Is it just designers borrowing ideas from each other, or is there something I've missed?
It looks like the gem, + and $ are equally spaced but visually its not balanced because the gem is so big.
The site submitted lacks any detail whatsoever; they should at least be bothered to explain their service and its uses to developers and customers alike. The web design is basically boilerplate for Ruby web services, so it doesn't add any personal touches.
By the way, the code is not obfuscated. So yes, basically, users who paid for the gems can put this in their own git repository and do "whatever" they want with it as long as they don't share it.
Does it make sense ?
Anyway, I don't have in mind to replace the ruby gems platform by something else which will be not free. really. And trust me, that won't happen because it won't work.
But, in some situations like mine with LocomotiveCMS, having a platform to sell modules (it happens that my modules are ruby gems) makes perfectly sense.

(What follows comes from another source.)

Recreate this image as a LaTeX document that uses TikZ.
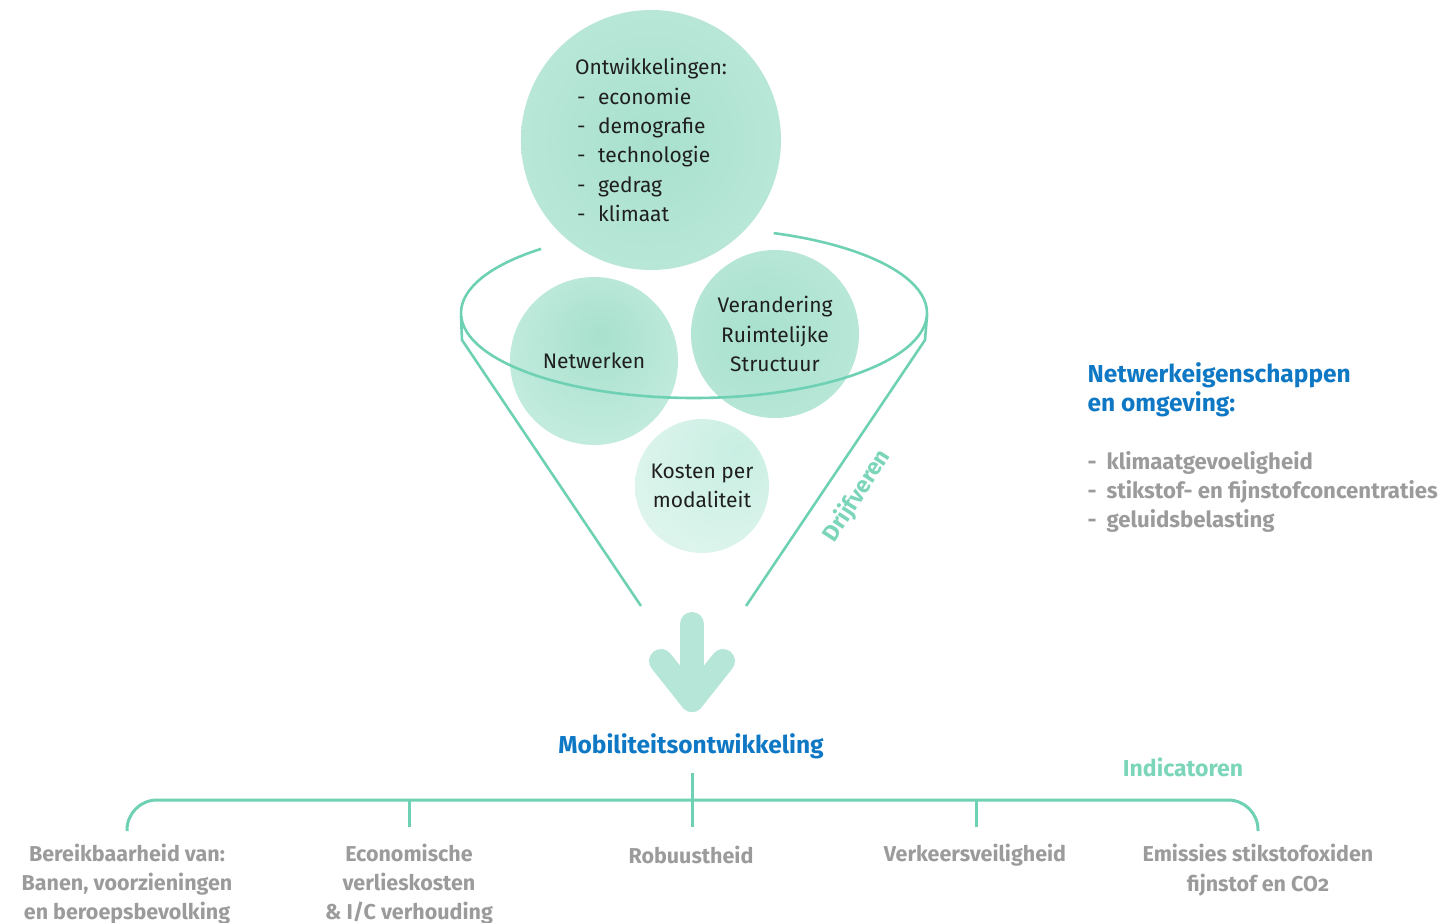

And what I'm looking for here by posting this is to see if other people will be interested in as well.
Believe me, I'm not the evil, not at all
I simply pointed out that your idea contravenes the current community conventions and that you would have a hard time getting quality developers to go along with you and contribute as the vast majority derive pleasure from sharing, modifying, improving and contributing their code to many projects in the most open and free manner currently possible.
So no, I, for one, am not interested in licensing my work for you to use on your platform as experience has taught me that buying plugins for an open-source codebase is not an ideal solution for my customers, I don't believe that selling gems at $30 here and there contributes in any way, shape or form to the progress of the community and as a business model, you're offering has a very low barrier to entry, plus a bad reputation (Hotscripts?).

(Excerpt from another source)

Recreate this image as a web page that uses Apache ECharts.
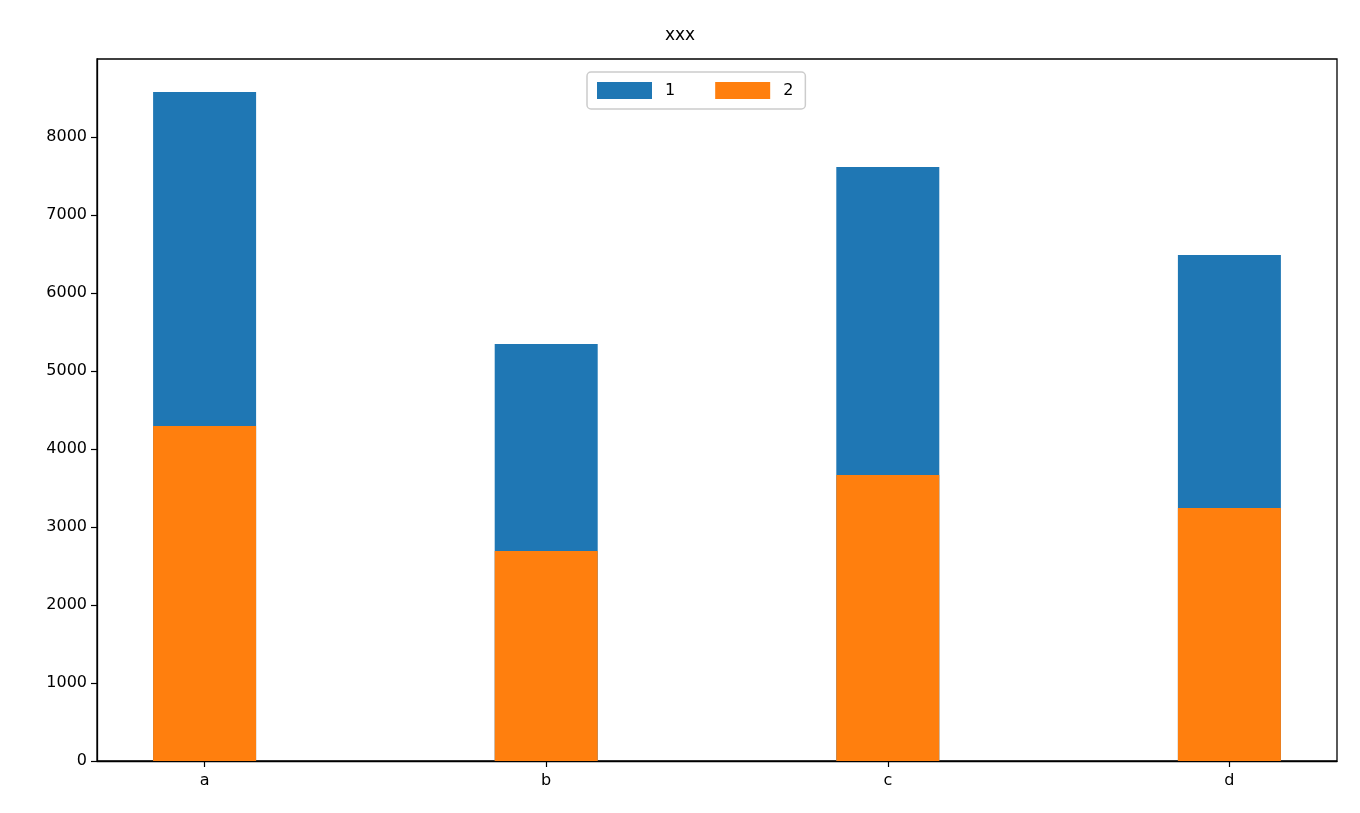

Yes, people do make money selling plugins. No, I do not foresee the Ruby community lining up behind that idea as many of us make our money in implementation, not selling software that we'll need to later support in a volatile environment.
So again, good luck selling your pay-for-gems model to the Ruby community.

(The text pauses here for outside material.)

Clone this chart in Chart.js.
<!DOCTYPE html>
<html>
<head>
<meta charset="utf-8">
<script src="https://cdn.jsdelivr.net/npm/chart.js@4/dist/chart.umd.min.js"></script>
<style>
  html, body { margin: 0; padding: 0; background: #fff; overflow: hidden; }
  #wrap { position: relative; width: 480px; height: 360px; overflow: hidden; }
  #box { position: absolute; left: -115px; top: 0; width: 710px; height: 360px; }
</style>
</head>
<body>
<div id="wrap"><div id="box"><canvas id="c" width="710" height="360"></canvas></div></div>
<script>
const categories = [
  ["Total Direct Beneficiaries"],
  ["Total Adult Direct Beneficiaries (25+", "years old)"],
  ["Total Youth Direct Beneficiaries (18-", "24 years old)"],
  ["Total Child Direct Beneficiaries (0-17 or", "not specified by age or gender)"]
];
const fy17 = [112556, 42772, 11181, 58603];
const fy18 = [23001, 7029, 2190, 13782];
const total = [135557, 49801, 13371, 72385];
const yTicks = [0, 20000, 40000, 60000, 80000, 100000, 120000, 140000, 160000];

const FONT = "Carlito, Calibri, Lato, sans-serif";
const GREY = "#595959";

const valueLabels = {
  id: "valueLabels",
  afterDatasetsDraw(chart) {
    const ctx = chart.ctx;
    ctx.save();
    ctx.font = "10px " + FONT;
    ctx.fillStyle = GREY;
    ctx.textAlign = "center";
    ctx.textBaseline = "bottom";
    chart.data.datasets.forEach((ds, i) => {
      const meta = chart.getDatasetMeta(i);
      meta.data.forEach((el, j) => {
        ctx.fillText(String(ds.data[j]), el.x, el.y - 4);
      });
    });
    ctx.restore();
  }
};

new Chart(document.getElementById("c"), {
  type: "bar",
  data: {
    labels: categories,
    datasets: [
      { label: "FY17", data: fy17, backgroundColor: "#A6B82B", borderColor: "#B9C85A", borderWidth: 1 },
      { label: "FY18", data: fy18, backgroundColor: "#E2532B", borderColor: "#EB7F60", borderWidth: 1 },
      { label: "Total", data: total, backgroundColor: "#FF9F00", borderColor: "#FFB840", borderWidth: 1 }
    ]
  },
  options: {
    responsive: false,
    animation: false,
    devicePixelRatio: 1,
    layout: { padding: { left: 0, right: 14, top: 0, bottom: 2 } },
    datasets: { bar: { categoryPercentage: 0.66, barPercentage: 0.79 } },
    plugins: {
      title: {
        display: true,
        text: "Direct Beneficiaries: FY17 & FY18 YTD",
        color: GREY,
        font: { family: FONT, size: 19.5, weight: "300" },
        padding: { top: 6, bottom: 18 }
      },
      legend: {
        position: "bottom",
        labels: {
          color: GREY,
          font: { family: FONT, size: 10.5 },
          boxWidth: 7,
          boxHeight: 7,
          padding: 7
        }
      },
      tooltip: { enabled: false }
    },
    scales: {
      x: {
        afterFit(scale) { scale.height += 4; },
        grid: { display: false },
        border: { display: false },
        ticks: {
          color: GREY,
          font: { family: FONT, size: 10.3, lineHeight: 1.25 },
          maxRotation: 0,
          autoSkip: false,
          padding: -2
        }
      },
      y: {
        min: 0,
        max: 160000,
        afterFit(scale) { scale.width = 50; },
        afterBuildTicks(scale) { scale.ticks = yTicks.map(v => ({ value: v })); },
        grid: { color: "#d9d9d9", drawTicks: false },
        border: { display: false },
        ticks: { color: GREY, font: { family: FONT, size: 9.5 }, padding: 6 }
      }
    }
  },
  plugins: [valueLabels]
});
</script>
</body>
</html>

Also, and this is just an aside, but you should really have someone proofread your work before you broadcast it out like that, and if you're going to be so defensive when people don't agree with you, maybe you should stick to an easier business.
Plain old download a gem file and unpack it in vendor in rails app would work for older projects.
There would be some challenges, how will you install via bundler?, does it need some authentication for gem download?
This MVP is maybe a bit too M.
But certainly there must be things that would only be implemented if the costs of doing so were defrayed.
But it will certainly complicate things like deployment. Will we be putting license codes into bundler eventually?